Intel CEO Brian Krzanich, holding a Curie module for wearable computing. Image source: Intel.

Semiconductor titan Intel (NASDAQ:INTC) posted fourth-quarter and full-year results after the market close on Thursday. On Friday, traders reacted to the news by bringing Intel shares 9% lower.

Investors largely saw this report as a tough bite to swallow for the chip industry as a whole. Archrival Advanced Micro Devices (NASDAQ:AMD) fell as much as 10% on Intel's news. We'll see how Intel's numbers actually apply to AMD's situation next week, when the smaller chip designer presents its own quarterly report on Jan. 19. For now, AMD's plunge looks like a knee-jerk overreaction.

So let's get back to Intel. Was this sharp drop an appropriate reaction to a report that actually exceeded Wall Street's expectations? Let's take a look.

Intel's Q4 results: The raw numbers


Q4 2015 Actuals

Q4 2014 Actuals

Growth (YOY)


$14.9 billion

$14.7 billion


Net Income

$3.6 billion

$3.7 billion


Earnings per Share




Data source: Intel.

What happened with Intel this quarter?
Intel met or beat almost all of its own fourth-quarter guidance figures, except for spending 4% more than expected on R&D and other operational costs. This was a good quarter by any reasonable metric, in spite of continued weakness across the crucial PC market.

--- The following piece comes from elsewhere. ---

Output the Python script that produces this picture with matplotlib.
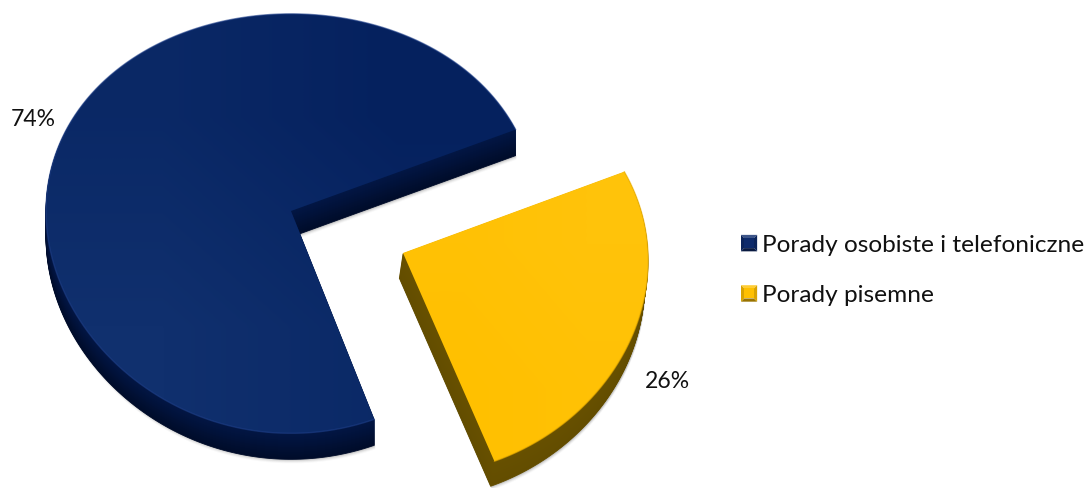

  • Three months ago, Intel's management forecast fourth-quarter revenues of roughly $14.8 billion with a 62% gross margin. The company came in above the top end of its sales forecast, and gross margins ended up at 64.3%.
  • Management had expected an effective tax rate of roughly 26%, but the tax bill stopped at just 16%. This was due to a renewal of the U.S. research and development tax credit and other one-time items. If the tax rate had landed at the expected 26%, earnings would have landed at $0.65 per share.
  • The Internet of Things division saw 6% year-over-year sales growth, stopping at $625 million. The far larger data center group almost kept pace, lifting sales by 5% to $4.3 billion.

The company closed a $14.6 billion acquisition of Altera at the end of the fourth quarter. This deal changes things for Intel, and Altera's expected contributions were baked into management's new guidance for fiscal year 2016.

  • Revenues are seen increasing by "mid to high single digits." For comparative purposes, Altera's annual sales were roughly $1.7 billion when Intel signed the acquisition papers. That works out to 3% of Intel's revenues over the same period, so at least some of the 2016 gains should be organic.
  • Full-year gross margins are expected to stop at approximately 61%, including one-time costs related to the Altera buyout. Backing out these items, adjusted gross margins should hold fairly steady at 63%.
  • Intel is stepping on the accelerator when it comes to capital investments. Capital spending in 2016 will rise 30% to $9.5 billion, and none of these expenses are related to the Altera integration.

What management had to say
"Our 2015 results demonstrate that Intel is evolving and our strategy is working," said Intel CEO Brian Krzanich in a press statement. "This year, we'll continue to drive growth by powering the infrastructure for an increasingly smart and connected world."

On a conference call with analysts, Krzanich took a wider look at Intel's market position. Traditional PC sales are becoming less important to the company's top and bottom lines, making way for Internet of Things technologies and data center servers. According to Krzanich:

Our future as a company will increasingly be a product of the virtuous cycle of opportunities in the data center, memory, and IoT market segments.

In fact, you can see the impact of that virtuous cycle in our 2015 results. Data center, IoT, and memory delivered nearly 40% of Intel's revenue, and more than 60% of Intel's operating margin in 2015.

Additionally, these three adjacent markets delivered $2.2 billion in profitable revenue growth in 2015 alone, and as we look ahead to 2016, we'll continue to build on that strategy.

Looking ahead 
Krzanich's statements make it clear that Intel is in a period of transition, in case that wasn't already obvious. As the guidance figures showed, Intel expects to see some solid organic growth in 2016 after a few lean years, and this surge will be built by data center products and the Internet of Things.

Of course, the company must execute in order to deliver on these promises. There ain't no such thing as a free lunch, after all. In the meantime, Intel can offer new investors a low P/E ratio of just 12.8 times trailing earnings and a generous dividend yield around 3%.